By Alma Angotti
Interest in environmental, social, and corporate governance (ESG) investment continues to surge in 2021, as more investors have looked to put their money into products that profess to promote ESG values. One change, however, has been a move toward fixed-income funds as compared to equity products. As more ESG bond funds enter the market, the risk of “greenwashing,” the practice of providing misleading information regarding the sustainability credentials of their products, is likely to play an even greater role.
The sale of ESG bond funds globally rose to $54 billion from January to May of 2021. In 2020, the total sale of these funds was $64 billion, which was itself a 12% increase over the previous year. In the US, the 2021 total sales were at $4.75 billion at the end of May, compared to $5.92 billion in 2020. As this trend continues, and more ESG bond funds enter the market, there will almost certainly be increased attention on the potential for greenwashing. The threat of greenwashing is heightened by the lack of reliable, comparable ESG data and standards.

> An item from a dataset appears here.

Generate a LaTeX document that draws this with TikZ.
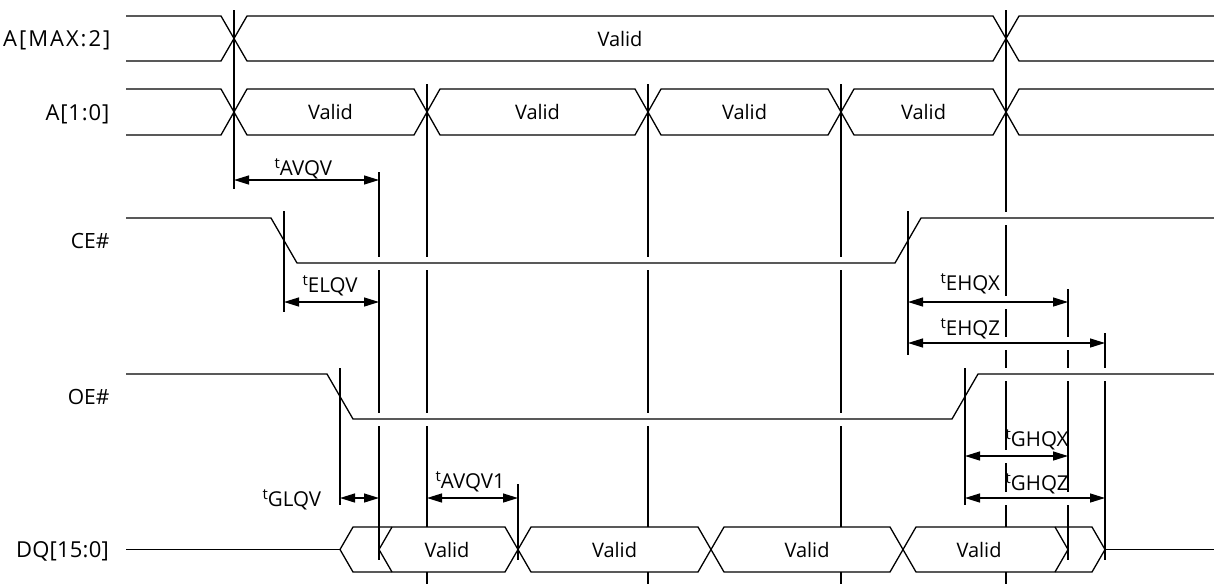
\documentclass[tikz,border=0pt]{standalone}
\usepackage{fontspec}
\setmainfont{Open Sans}
\newfontfamily\spacedA[LetterSpace=9]{Open Sans}
\newfontfamily\spacedB[LetterSpace=4]{Open Sans}
\newfontfamily\spacedC[LetterSpace=1]{Open Sans}
\usetikzlibrary{arrows.meta}
% timing parameter name: small raised "t" followed by the symbol
\newcommand{\tparam}[1]{\raisebox{6.5pt}{\fontsize{15}{15}\selectfont t}#1}
\begin{document}
\begin{tikzpicture}[x=1pt, y=-1pt, line width=1.3pt,
  wave/.style={line width=1.3pt, line join=miter},
  refline/.style={line width=1.3pt},
  gapmask/.style={draw=white, line width=13pt},
  dimarrow/.style={{Triangle[length=15pt,width=9pt]}-{Triangle[length=15pt,width=9pt]},
    preaction={draw=white, line width=13pt, -, shorten <=4pt, shorten >=4pt}},
  siglabel/.style={font=\fontsize{21}{24}\selectfont, inner sep=0pt, anchor=base east},
  buslabel/.style={font=\fontsize{22}{25}\selectfont, inner sep=0pt, anchor=base east},
  val/.style={font=\fontsize{20}{24}\selectfont, inner sep=0pt, anchor=base},
  tlabel/.style={font=\fontsize{20.5}{24}\selectfont, inner sep=0pt, anchor=base west}]

\useasboundingbox (0,0) rectangle (1214,584);

% ---- reference (timing) lines ----
\draw[refline] (234,10) -- (234,189);
\draw[refline] (1006,10) -- (1006,527) (1006,572) -- (1006,584);
\foreach \x in {427,648,841}
  \draw[refline] (\x,84) -- (\x,527) (\x,572) -- (\x,584);
\draw[refline] (379,172) -- (379,560);
\draw[refline] (284,211) -- (284,312);
\draw[refline] (908,211) -- (908,355);
\draw[refline] (340,368) -- (340,505);
\draw[refline] (965,368) -- (965,505);
\draw[refline] (1068,289) -- (1068,560);
\draw[refline] (1105,333) -- (1105,560);
\draw[refline] (518,484) -- (518,560);

% ---- breaks where reference lines pass behind level lines ----
\path[gapmask] (297,263) -- (895,263);
\path[gapmask] (353,419) -- (952,419);
\path[gapmask] (921,218) -- (1214,218);
\path[gapmask] (978,374) -- (1214,374);

% ---- signal names ----
\node[buslabel] (nAmax) at (111,46.5) {\spacedA A[MAX:2]};
\node[buslabel] (nAlow) at (110,120) {\spacedB A[1:0]};
\node[siglabel] (nCE) at (110,248) {CE\#};
\node[siglabel] (nOE) at (110,404) {OE\#};
\node[buslabel] (nDQ) at (109.5,557.5) {\spacedC DQ[15:0]};

% ---- A[MAX:2] ----
\draw[wave] (126,16) -- (221,16) -- (247,61) -- (993,61) -- (1019,16) -- (1214,16);
\draw[wave] (126,61) -- (221,61) -- (247,16) -- (993,16) -- (1019,61) -- (1214,61);
\node[val] (vAmax) at (620,46) {Valid};

% ---- A[1:0] ----
\draw[wave] (126,89) -- (221,89) -- (234,112) -- (221,135) -- (126,135);
\foreach \a/\b in {234/427,427/648,648/841,841/1006}
  \draw[wave] (\a,112) -- ({\a+13},89) -- ({\b-13},89) -- (\b,112)
              -- ({\b-13},135) -- ({\a+13},135) -- cycle;
\draw[wave] (1214,89) -- (1019,89) -- (1006,112) -- (1019,135) -- (1214,135);
\node[val] (vA1) at (330.5,119.5) {Valid};
\node[val] (vA2) at (537.5,119.5) {Valid};
\node[val] (vA3) at (744.5,119.5) {Valid};
\node[val] (vA4) at (923.5,119.5) {Valid};

% ---- CE# and OE# ----
\draw[wave] (126,218) -- (271,218) -- (297,263) -- (895,263) -- (921,218) -- (1214,218);
\draw[wave] (126,374) -- (327,374) -- (353,419) -- (952,419) -- (978,374) -- (1214,374);

% ---- DQ[15:0] ----
\draw[wave] (126,549.5) -- (340,549.5);
\draw[wave] (340,549.5) -- (353,527) -- (505,527) -- (518,549.5) -- (505,572) -- (353,572) -- cycle;
\draw[wave] (392,527) -- (379,549.5) -- (392,572);
\draw[wave] (518,549.5) -- (531,527) -- (698,527) -- (711,549.5) -- (698,572) -- (531,572) -- cycle;
\draw[wave] (711,549.5) -- (724,527) -- (890,527) -- (903,549.5) -- (890,572) -- (724,572) -- cycle;
\draw[wave] (903,549.5) -- (916,527) -- (1092,527) -- (1105,549.5) -- (1092,572) -- (916,572) -- cycle;
\draw[wave] (1055,527) -- (1068,549.5) -- (1055,572);
\draw[wave] (1105,549.5) -- (1214,549.5);
\node[val] (vD1) at (447,557) {Valid};
\node[val] (vD2) at (614.5,557) {Valid};
\node[val] (vD3) at (807,557) {Valid};
\node[val] (vD4) at (979,557) {Valid};

% ---- timing parameters ----
\coordinate (avqvL) at (234,180);   \coordinate (avqvR) at (379,180);
\coordinate (elqvL) at (284,302);   \coordinate (elqvR) at (379,302);
\coordinate (ehqxL) at (908,302);   \coordinate (ehqxR) at (1068,302);
\coordinate (ehqzL) at (908,343);   \coordinate (ehqzR) at (1105,343);
\coordinate (ghqxL) at (965,456);   \coordinate (ghqxR) at (1068,456);
\coordinate (ghqzL) at (965,498);   \coordinate (ghqzR) at (1105,498);
\coordinate (glqvL) at (340,498);   \coordinate (glqvR) at (379,498);
\coordinate (avqv1L) at (427,498);  \coordinate (avqv1R) at (518,498);

\draw[dimarrow] (avqvL) -- (avqvR);
\draw[dimarrow] (elqvL) -- (elqvR);
\draw[dimarrow] (ehqxL) -- (ehqxR);
\draw[dimarrow] (ehqzL) -- (ehqzR);
\draw[dimarrow] (ghqxL) -- (ghqxR);
\draw[dimarrow] (ghqzL) -- (ghqzR);
\draw[dimarrow] (glqvL) -- (glqvR);
\draw[dimarrow] (avqv1L) -- (avqv1R);

\node[tlabel] (tAVQV) at (274,175) {\tparam{AVQV}};
\node[tlabel] (tELQV) at (302,292) {\tparam{ELQV}};
\node[tlabel] (tEHQX) at (940,290) {\tparam{EHQX}};
\node[tlabel] (tEHQZ) at (940,335) {\tparam{EHQZ}};
\node[tlabel] (tGHQX) at (1005,446) {\tparam{GHQX}};
\node[tlabel] (tGHQZ) at (1005,490) {\tparam{GHQZ}};
\node[tlabel] (tGLQV) at (262,506) {\tparam{GLQV}};
\node[tlabel] (tAVQV1) at (435,488) {\tparam{AVQV1}};
\end{tikzpicture}
\end{document}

Regulators across the globe have identified greenwashing as a risk. In June, the International Organization of Securities Commissions, which is composed of securities regulators from the Americas, Europe, and Asia, issued a report in which it proposed recommendations for increased scrutiny on greenwashing by asset managers. In Europe, the Sustainable Finance Disclosure Regulation, which began to go into effect in March of 2021, requires firms to disclose the sustainability impacts of their investment decisions in an effort to combat greenwashing. While the US has lagged Europe in focus on ESG and sustainability regulations, in March 2021, the US Securities and Exchange Commission’s Division of Examinations issued a risk alert detailing observations from recent exams of investment advisors, registered investment companies, and private funds offering ESG products and services, in which it signaled that it is prioritizing review of misleading ESG practices.
As general momentum behind ESG soars, it is likely that the supply of ESG bond funds will continue to increase, an exciting trend for both investors and for society, as these bonds will, hopefully, drive innovation that will lead to a more sustainable future. It is critical, however, that investors and firms are closely watching as standards for ESG investment practices continue to evolve to address the heightened risk of greenwashing in ESG products and services.